9. Dari Ali ra., ia berkata:

“Rasulullah Saw. suka berwishal hingga sahur.” (HR. Ahmad [700], Ibnu Abi Syaibah, Thabrani dalam al-Mu’jam al-Kabir)

Al-Haitsami berkata: para perawi dalam sanad ini termasuk rijal yang shahih.

Abdurrazaq [7752] meriwayatkan hadits ini dari jalur Muhammad bin Ali dengan redaksi:

“Bahwa Nabi Saw. suka berwishal dari sahur hingga sahur (lagi).”

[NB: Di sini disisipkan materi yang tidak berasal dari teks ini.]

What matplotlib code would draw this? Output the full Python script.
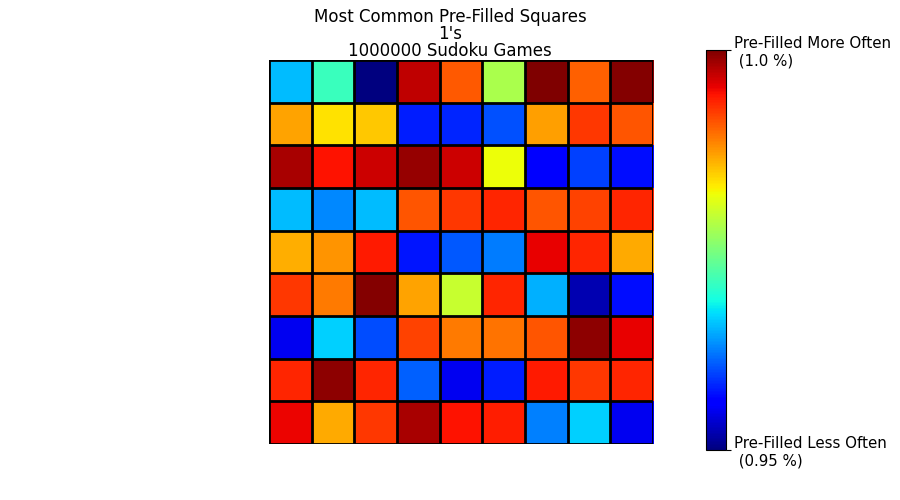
import numpy as np
import matplotlib
matplotlib.use('Agg')
import matplotlib.pyplot as plt

# how often a 1 is pre-filled in each square, % of games
pct = [
    [0.9655, 0.9710, 0.9500, 0.9972, 0.9908, 0.9779, 1.0000, 0.9903, 0.9998],
    [0.9868, 0.9834, 0.9849, 0.9577, 0.9582, 0.9602, 0.9870, 0.9924, 0.9910],
    [0.9982, 0.9945, 0.9965, 0.9990, 0.9965, 0.9820, 0.9560, 0.9595, 0.9570],
    [0.9655, 0.9629, 0.9655, 0.9910, 0.9924, 0.9934, 0.9910, 0.9918, 0.9935],
    [0.9863, 0.9875, 0.9940, 0.9573, 0.9607, 0.9624, 0.9955, 0.9934, 0.9865],
    [0.9924, 0.9890, 0.9998, 0.9868, 0.9795, 0.9935, 0.9650, 0.9523, 0.9570],
    [0.9550, 0.9665, 0.9600, 0.9918, 0.9890, 0.9893, 0.9910, 0.9993, 0.9955],
    [0.9934, 0.9993, 0.9935, 0.9610, 0.9550, 0.9578, 0.9940, 0.9924, 0.9935],
    [0.9953, 0.9865, 0.9924, 0.9982, 0.9945, 0.9938, 0.9625, 0.9665, 0.9550],
]
digit = "1's"
n_games = 1000000

grid = np.array(pct)
lo = grid.min()
hi = grid.max()

fig = plt.figure(figsize=(9, 5), dpi=100)
ax = fig.add_axes([268/900, 56/500, 386/900, 384/500])
cax = fig.add_axes([706/900, 50/500, 20/900, 400/500])

im = ax.imshow(grid, cmap='jet', vmin=lo, vmax=hi, interpolation='nearest')
# cell borders
for i in range(10):
    ax.axhline(i - 0.5, color='k', lw=2)
    ax.axvline(i - 0.5, color='k', lw=2)
ax.set_xlim(-0.5, 8.5)
ax.set_ylim(8.5, -0.5)
ax.axis('off')

cb = fig.colorbar(im, cax=cax, ticks=[lo, hi])
cb.ax.set_yticklabels(['Pre-Filled Less Often\n (' + str(round(lo, 2)) + ' %)',
                       'Pre-Filled More Often\n (' + str(round(hi, 2)) + ' %)'])
cb.ax.tick_params(labelsize=10.8, pad=2.5)

fig.suptitle('Most Common Pre-Filled Squares\n' + digit + '\n' + str(n_games) + ' Sudoku Games',
             fontsize=12, y=0.985, linespacing=0.93)

fig.savefig('out.png', dpi=100)
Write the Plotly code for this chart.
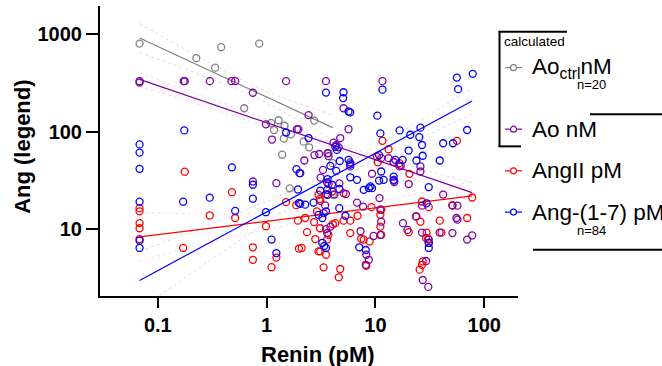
import plotly.graph_objects as go

# ---------------- data ----------------
ctrl_renin = [0.068, 0.226, 0.382, 0.855, 0.336, 0.622, 1.10, 1.29, 1.46, 1.44,
              1.67, 2.19, 2.46, 2.74, 1.39, 3.71, 4.04, 1.63, 4.07, 1.17]
ctrl_ao = [801, 568, 736, 801, 454, 174, 123, 131, 115, 85,
           94, 79, 69, 130, 58, 60, 47.5, 26.2, 22.6, 104]

ao_renin = [0.068, 0.068, 0.173, 0.177, 0.301, 0.475, 0.514, 1.51, 0.748, 0.986,
            1.12, 1.9, 0.748, 1.23, 2.0, 2.43, 1.96, 4.12, 4.38, 4.6,
            2.22, 2.75, 3.04, 3.63, 3.71, 3.3, 3.13, 4.66, 3.71, 4.2,
            5.66, 3.51, 11.6, 5.09, 4.75, 5.87, 5.87, 9.3, 11.3, 13.2,
            14.7, 16.6, 14.7, 20.2, 25.9, 25.9, 41.9, 17.1, 26.8, 51,
            56.7, 23.8, 55.5, 56.7, 17.9, 26.8, 38.9, 51, 69.6, 77.4,
            30.9, 29.2, 27.2, 30.6, 5.35, 14.9, 3.6, 3.45, 3.34, 3.51,
            3.6, 3.85, 6.77, 7.7, 9.6, 10.9, 11.1, 11.3, 11.1, 7.3,
            8.24, 8.7, 8.15, 19.7]
ao_val = [330, 320, 330, 330, 330, 330, 330, 330, 251, 119,
          83, 106, 30.8, 29.6, 37.5, 148, 106, 77, 73, 69,
          50.6, 57.5, 59, 60, 56, 40.5, 33.7, 29.5, 29, 22.6,
          106, 330, 330, 174, 86, 48.4, 44, 37, 53.5, 53.5,
          48.9, 44, 32, 29, 44, 39, 22.6, 44.6, 17.4, 17.4,
          17.4, 13.5, 13.0, 12.5, 11.5, 9.2, 9.2, 9.1, 7.8, 8.6,
          7.8, 4.7, 3.0, 2.55, 22.9, 30.4, 30.1, 17.5, 14.6, 10.0,
          9.1, 10.6, 18.7, 17.0, 8.5, 20.8, 15.8, 11.9, 8.7, 9.5,
          5.45, 4.84, 4.3, 9.8]

ang2_renin = [0.068, 0.068, 0.068, 0.068, 0.068, 0.177, 0.171, 0.30, 0.48, 0.514,
              0.748, 0.748, 0.986, 1.11, 1.23, 1.51, 1.87, 1.94, 1.98, 11.6,
              13.2, 10.3, 14.7, 16.6, 20.5, 56, 5.09, 3.51, 3.07, 77.4,
              26.8, 30.9, 51, 39, 69.6, 23.5, 25.9, 20.2, 29.5, 40.4,
              30.5, 27.2, 25.5, 26.8, 2.26, 2.73, 2.35, 2.8, 3.34, 3.11,
              3.51, 3.7, 3.6, 4.06, 4.28, 5.09, 5.87, 6.85, 5.87, 4.75,
              4.6, 7.4, 7.8, 8.85, 8.24, 9.2, 11.3, 11.1, 11.1, 11.3,
              29.2, 30.9, 3.0, 3.11, 4.0, 10.5, 2.9, 3.1, 2.1, 3.0]
ang2_val = [16.4, 15.2, 11.5, 10.2, 7.9, 38.8, 6.4, 13.8, 23.9, 13.0,
            6.5, 4.84, 10.7, 4.06, 5.1, 18.9, 17.6, 12.2, 6.3, 80.5,
            66, 55.6, 48.6, 47.5, 36.9, 80.5, 23.4, 22.8, 20.3, 21.1,
            19.2, 16.8, 17.6, 12.2, 13.0, 13.5, 11.9, 9.3, 9.2, 9.2,
            7.9, 4.65, 3.83, 4.3, 13.0, 11.8, 9.3, 7.9, 4.05, 5.9,
            5.45, 8.74, 7.8, 11.2, 11.5, 12.2, 12.2, 13.7, 9.1, 3.89,
            3.2, 7.95, 7.8, 7.46, 4.2, 16.8, 15.8, 14.0, 10.6, 8.7,
            8.1, 7.2, 22.5, 19.5, 24.3, 48.5, 15.2, 10.2, 6.4, 5.9]

ang17_renin = [0.068, 0.068, 0.068, 0.068, 0.068, 0.068, 0.175, 0.171, 0.48, 0.30,
               0.514, 0.748, 0.748, 0.986, 1.11, 1.23, 1.88, 1.94, 1.98, 1.51,
               3.51, 5.05, 5.66, 2.43, 4.28, 4.43, 4.7, 5.66, 3.85, 4.36,
               2.04, 3.63, 3.99, 3.11, 3.6, 3.63, 4.66, 5.09, 5.87, 10.4,
               11.6, 56, 78.4, 57.5, 69.6, 41.9, 51.6, 25.9, 20.9, 25.3,
               16.7, 11.1, 20.2, 26.8, 27.2, 23.8, 39, 15.2, 17.8, 10.8,
               11.3, 11.9, 10.8, 14.7, 14.7, 30.9, 5.87, 6.77, 7.8, 8.7,
               9.3, 5.87, 29.5, 30.9, 30.9, 2.04, 2.26, 2.7, 3.0, 3.25,
               3.51, 4.65, 5.3, 3.25, 3.38, 3.51, 7.1, 8.15, 9.0]
ang17_val = [74, 61, 41.5, 19.1, 7.6, 6.4, 103, 19.1, 43, 21,
             15.4, 28.5, 20.5, 14.9, 7.8, 5.67, 41.2, 25.5, 18.5, 98,
             252, 221, 161, 86, 70, 65, 50, 51.4, 44.6, 39.6,
             37.5, 32.6, 28.5, 24.8, 25.3, 22.5, 25.8, 254, 158, 146,
             270, 359, 392, 273, 104, 76, 76, 110, 93, 88,
             103, 96, 64, 73, 56.6, 50.6, 50.6, 51.4, 51.4, 57.5,
             39, 32, 31.5, 34.6, 31.5, 27, 34, 32, 25.3, 26.3,
             26.3, 46, 18.4, 6.4, 7.2, 18.2, 17.8, 18.7, 14, 13,
             15.2, 16.4, 13.7, 7.2, 6.7, 6.4, 6.5, 6.1, 27.4]

# regression lines (end points)
ctrl_fit_x = [0.068, 4.04]
ctrl_fit_y = [914, 110]
fit_x = [0.068, 77.4]
ao_fit_y = [344, 23.7]
ang2_fit_y = [8.3, 21.9]
ang17_fit_y = [2.97, 206]

# 95% confidence bands
ctrl_band_x = [0.068, 0.3, 1, 4.04]
ctrl_band_hi = [1290, 510, 260, 149]
ctrl_band_lo = [647, 353, 197, 82]
band_x = [0.068, 0.5, 3, 16, 77.4]
ao_band_hi = [402, 179, 87, 48, 30]
ao_band_lo = [293, 145, 76, 38.5, 18.8]
ang2_band_hi = [14.8, 14.4, 15.7, 21.1, 30.9]
ang2_band_lo = [4.7, 8.3, 12.5, 14.6, 15.5]
ang17_band_hi = [5.9, 14, 33.3, 95, 278]
ang17_band_lo = [1.49, 7, 25.3, 66, 152]

x_ticks = [0.1, 1, 10, 100]
x_ticktext = ["0.1", "1", "10", "100"]
y_ticks = [10, 100, 1000]
y_ticktext = ["10", "100", "1000"]

GRAY = "#808080"
PURPLE = "#8000a0"
RED = "#ff0000"
BLUE = "#0000ff"
BAND = {GRAY: "rgba(128,128,128,0.28)", PURPLE: "rgba(128,0,160,0.16)",
        RED: "rgba(255,0,0,0.16)", BLUE: "rgba(0,0,255,0.16)"}

FONT = "Arial, Liberation Sans, sans-serif"

fig = go.Figure()


def add_series(xs, ys, color, fx, fy, bx, bhi, blo):
    for b in (bhi, blo):
        fig.add_trace(go.Scatter(x=bx, y=b, mode="lines", line_shape="spline",
                                 line=dict(color=BAND[color], width=1, dash="dot"),
                                 hoverinfo="skip", showlegend=False))
    fig.add_trace(go.Scatter(x=xs, y=ys, mode="markers",
                             marker=dict(symbol="circle-open", size=7, color=color,
                                         line=dict(width=1.3, color=color)),
                             showlegend=False))
    fig.add_trace(go.Scatter(x=fx, y=fy, mode="lines",
                             line=dict(color=color, width=1.2), showlegend=False))


add_series(ctrl_renin, ctrl_ao, GRAY, ctrl_fit_x, ctrl_fit_y, ctrl_band_x, ctrl_band_hi, ctrl_band_lo)
add_series(ang2_renin, ang2_val, RED, fit_x, ang2_fit_y, band_x, ang2_band_hi, ang2_band_lo)
add_series(ao_renin, ao_val, PURPLE, fit_x, ao_fit_y, band_x, ao_band_hi, ao_band_lo)
add_series(ang17_renin, ang17_val, BLUE, fit_x, ang17_fit_y, band_x, ang17_band_hi, ang17_band_lo)

# ---------------- layout helpers (pixel -> paper) ----------------
L, R, T, B = 100, 518, 6, 296.3
W, H = 662, 366


def px(xp):
    return (xp - L) / (R - L)


def py(yp):
    return (B - yp) / (B - T)


shapes = []
def hline(x0, x1, y, w=2):
    shapes.append(dict(type="line", xref="paper", yref="paper", x0=px(x0), x1=px(x1),
                       y0=py(y), y1=py(y), line=dict(color="black", width=w)))
def vline(x, y0, y1, w=2):
    shapes.append(dict(type="line", xref="paper", yref="paper", x0=px(x), x1=px(x),
                       y0=py(y0), y1=py(y1), line=dict(color="black", width=w)))

# legend bracket and separators
vline(499.5, 31, 147)
hline(498.5, 567, 31.7)
hline(498.5, 521, 146.5)
hline(590, 670, 114.3)
hline(533, 670, 250)

annotations = []
legend_rows = [(GRAY, 67.7, "Ao<sub>ctrl</sub>nM"), (PURPLE, 129.3, "Ao nM"),
               (RED, 171, "AngII pM"), (BLUE, 212.3, "Ang-(1-7) pM")]
for color, yrow, label in legend_rows:
    shapes.append(dict(type="line", xref="paper", yref="paper", x0=px(505), x1=px(522),
                       y0=py(yrow), y1=py(yrow), line=dict(color=color, width=1.2)))
    shapes.append(dict(type="circle", xref="paper", yref="paper",
                       x0=px(510.5), x1=px(516.5), y0=py(yrow + 3), y1=py(yrow - 3),
                       line=dict(color=color, width=1.2), fillcolor="white"))
    annotations.append(dict(xref="paper", yref="paper", x=px(530), y=py(yrow),
                            xanchor="left", yanchor="middle", showarrow=False,
                            text=label, font=dict(family=FONT, size=22.5, color="black")))

annotations.append(dict(xref="paper", yref="paper", x=px(502), y=py(42),
                        xanchor="left", yanchor="middle", showarrow=False,
                        text="calculated", font=dict(family=FONT, size=13.5, color="black")))
for yy, t in [(85, "n=20"), (231, "n=84")]:
    annotations.append(dict(xref="paper", yref="paper", x=px(591.7), y=py(yy),
                            xanchor="center", yanchor="middle", showarrow=False,
                            text=t, font=dict(family=FONT, size=13, color="black")))

# axis titles
annotations.append(dict(xref="paper", yref="paper", x=px(318), y=py(354.5),
                        xanchor="center", yanchor="middle", showarrow=False,
                        text="Renin (pM)",
                        font=dict(family=FONT, size=22, color="black", weight="bold")))
annotations.append(dict(xref="paper", yref="paper", x=px(23), y=py(147),
                        xanchor="center", yanchor="middle", showarrow=False, textangle=-90,
                        text="Ang (legend)",
                        font=dict(family=FONT, size=22, color="black", weight="bold")))

fig.update_layout(
    width=W, height=H,
    margin=dict(l=L, r=W - R, t=T, b=H - B, pad=0),
    paper_bgcolor="white", plot_bgcolor="white",
    showlegend=False,
    shapes=shapes, annotations=annotations,
    xaxis=dict(type="log", range=[-1.531, 2.31], showgrid=False, zeroline=False,
               showline=True, linecolor="black", linewidth=2,
               ticks="outside", ticklen=10, tickwidth=2, tickcolor="black",
               tickvals=x_ticks, ticktext=x_ticktext,
               tickfont=dict(family=FONT, size=20, color="black", weight="bold")),
    yaxis=dict(type="log", range=[0.313, 3.29], showgrid=False, zeroline=False,
               showline=True, linecolor="black", linewidth=2,
               ticks="outside", ticklen=12, tickwidth=2, tickcolor="black",
               tickvals=y_ticks, ticktext=y_ticktext,
               tickfont=dict(family=FONT, size=20, color="black", weight="bold")),
)

fig.write_html("out.html")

10. Dari Abdurrahman bin Abi Laila, telah memberitahukan kepadaku seseorang dari kalangan sahabat Nabi Saw.:

“Bahwa Rasulullah Saw. melarang dari berbekam dan berwishal, dan beliau Saw. tidak mengharamkan keduanya, karena belas kasihan kepada para sahabatnya. Lalu ditanyakan kepada beliau Saw.: Wahai Rasulullah, sesungguhnya engkau sendiri berwishal hingga sahur? Maka beliau Saw. berkata: “Sesungguhnya aku berwishal hingga sahur, dan Tuhanku memberikan aku makan dan minum.” (HR. Abu Dawud [2374], Ahmad, Abdurrazaq dan Ibnu Abi Syaibah)

Ibnu Hajar menshahihkan sanad hadits ini dan berkata: sanad hadits ini termasuk sanad yang paling baik yang menceritakan hal itu.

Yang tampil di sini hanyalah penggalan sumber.